In step S704, the camera microcomputer 101 determines whether or not the connected receiver strobe is in the same series as the past equipment. If it is determined that the receiver strobe is the same series as the past equipment, it is determined that the same setting as the past equipment is also applicable to the receiver strobe, and the processing proceeds to step S703. When it is determined that the receiver strobe is not in the same series as the past equipment, the processing proceeds to step S705.

In step S705, first, the camera microcomputer 101 sets the setting information and the position information of the past equipment stored in the camera 100 as the adjustment information. Thereafter, the camera microcomputer 101 determines whether or not the receiver strobe is a higher-order model of the past equipment. When it is determined that the receiver strobe is not a higher-order model of the past equipment, the camera microcomputer 101 displays a display item 1001 (display item indicating adjustment to be performed due to different equipment from past equipment) illustrated in FIG. 10 on the display unit 1000. In this case, the processing proceeds to step S706. Note that the display unit 1000 is the display unit 113 of the camera 100 or the display unit 313 of the sender strobe.

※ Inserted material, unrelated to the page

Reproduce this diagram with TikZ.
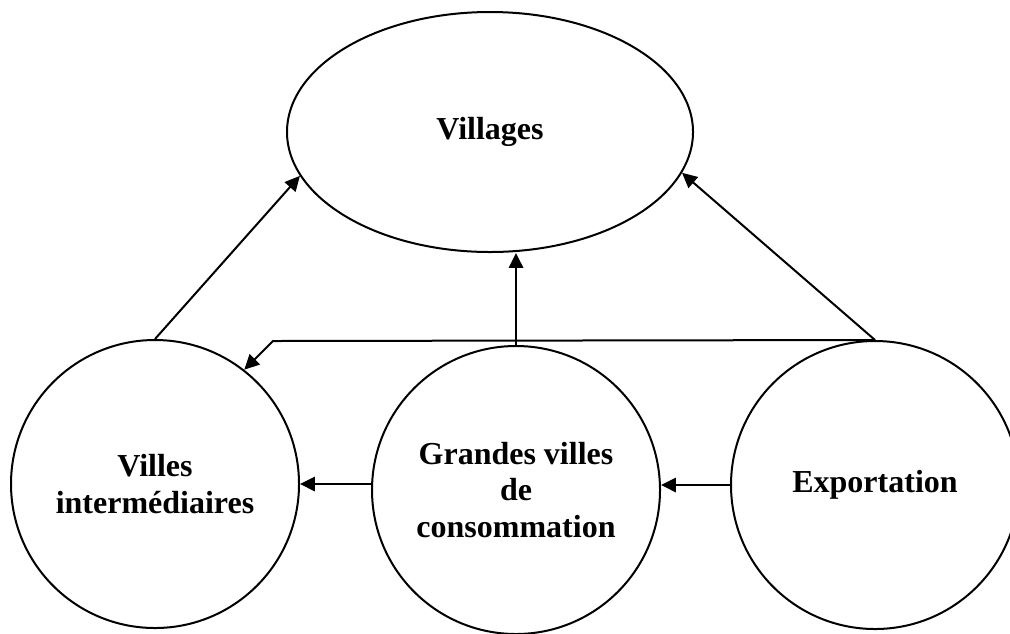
\documentclass[tikz,border=0pt]{standalone}
\usepackage{fontspec}
\setmainfont{Liberation Serif}
\usetikzlibrary{shapes.geometric,arrows.meta}

\begin{document}
\begin{tikzpicture}[x=0.375pt, y=-0.375pt, line width=0.75pt,
    texte/.style={align=center, font=\fontsize{12}{13.8}\selectfont\bfseries},
    cercle/.style={draw, circle, minimum size=108pt, inner sep=0pt, texte},
    fleche/.style={-{Triangle[length=5.6pt,width=5.4pt]}}]
    \useasboundingbox (0,0) rectangle (1010,633);
    % noeuds
    \node [draw, ellipse, minimum width=152.25pt, minimum height=90pt, texte] (villages) at (490,132) {Villages};
    \node [cercle] (villes) at (155,484) {Villes\\intermédiaires};
    \node [cercle] (grandes) at (516,490) {Grandes villes\\de\\consommation};
    \node [cercle] (export) at (875,485) {Exportation};
    \coordinate (coude) at (273,341);
    % fleches
    \draw [fleche] (villes.north) -- (villages.193);
    \draw [fleche] (export.north) -- (villages.348);
    \draw [fleche] (grandes.north) -- (grandes.north |- villages.south);
    \draw [fleche] (export.north) -- (coude) -- (villes.52);
    \draw [fleche] (grandes.west |- villes) -- (villes.east);
    \draw [fleche] (export.west) -- (grandes.east |- export.west);
\end{tikzpicture}
\end{document}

In the following, explanation will be given assuming that the display unit 1000 is the display unit 113. If it is determined that the receiver strobe is not the same as the past equipment but is a higher-order model of the past equipment, it is determined that the same setting as the past equipment is also applicable to the receiver strobe, and the processing proceeds to step S703.

In step S706, the camera microcomputer 101 determines whether or not the light distribution angle of the receiver strobe can be adjusted to be the same as the light distribution angle set for the past equipment at the time of photographing (=the light distribution angle stored in the setting information). When it is determined that the light distribution angle of the receiver strobe can be adjusted to be the same as the light distribution angle set for the past equipment, the processing proceeds to step S707. When it is determined that the light distribution angle of the receiver strobe cannot be adjusted to be the same as the light distribution angle set for the past equipment, the processing proceeds to step S708.

In step S707, the camera microcomputer 101 sets (resets) the stored information on the light distribution angle of the past equipment as the information on the light distribution angle in the adjustment information.

In step S708, the camera microcomputer 101 sets the information on the light distribution angle closest to the light distribution angle of the past equipment among the light distribution angles that can be set in the receiver strobe as the information on the light distribution angle in the adjustment information.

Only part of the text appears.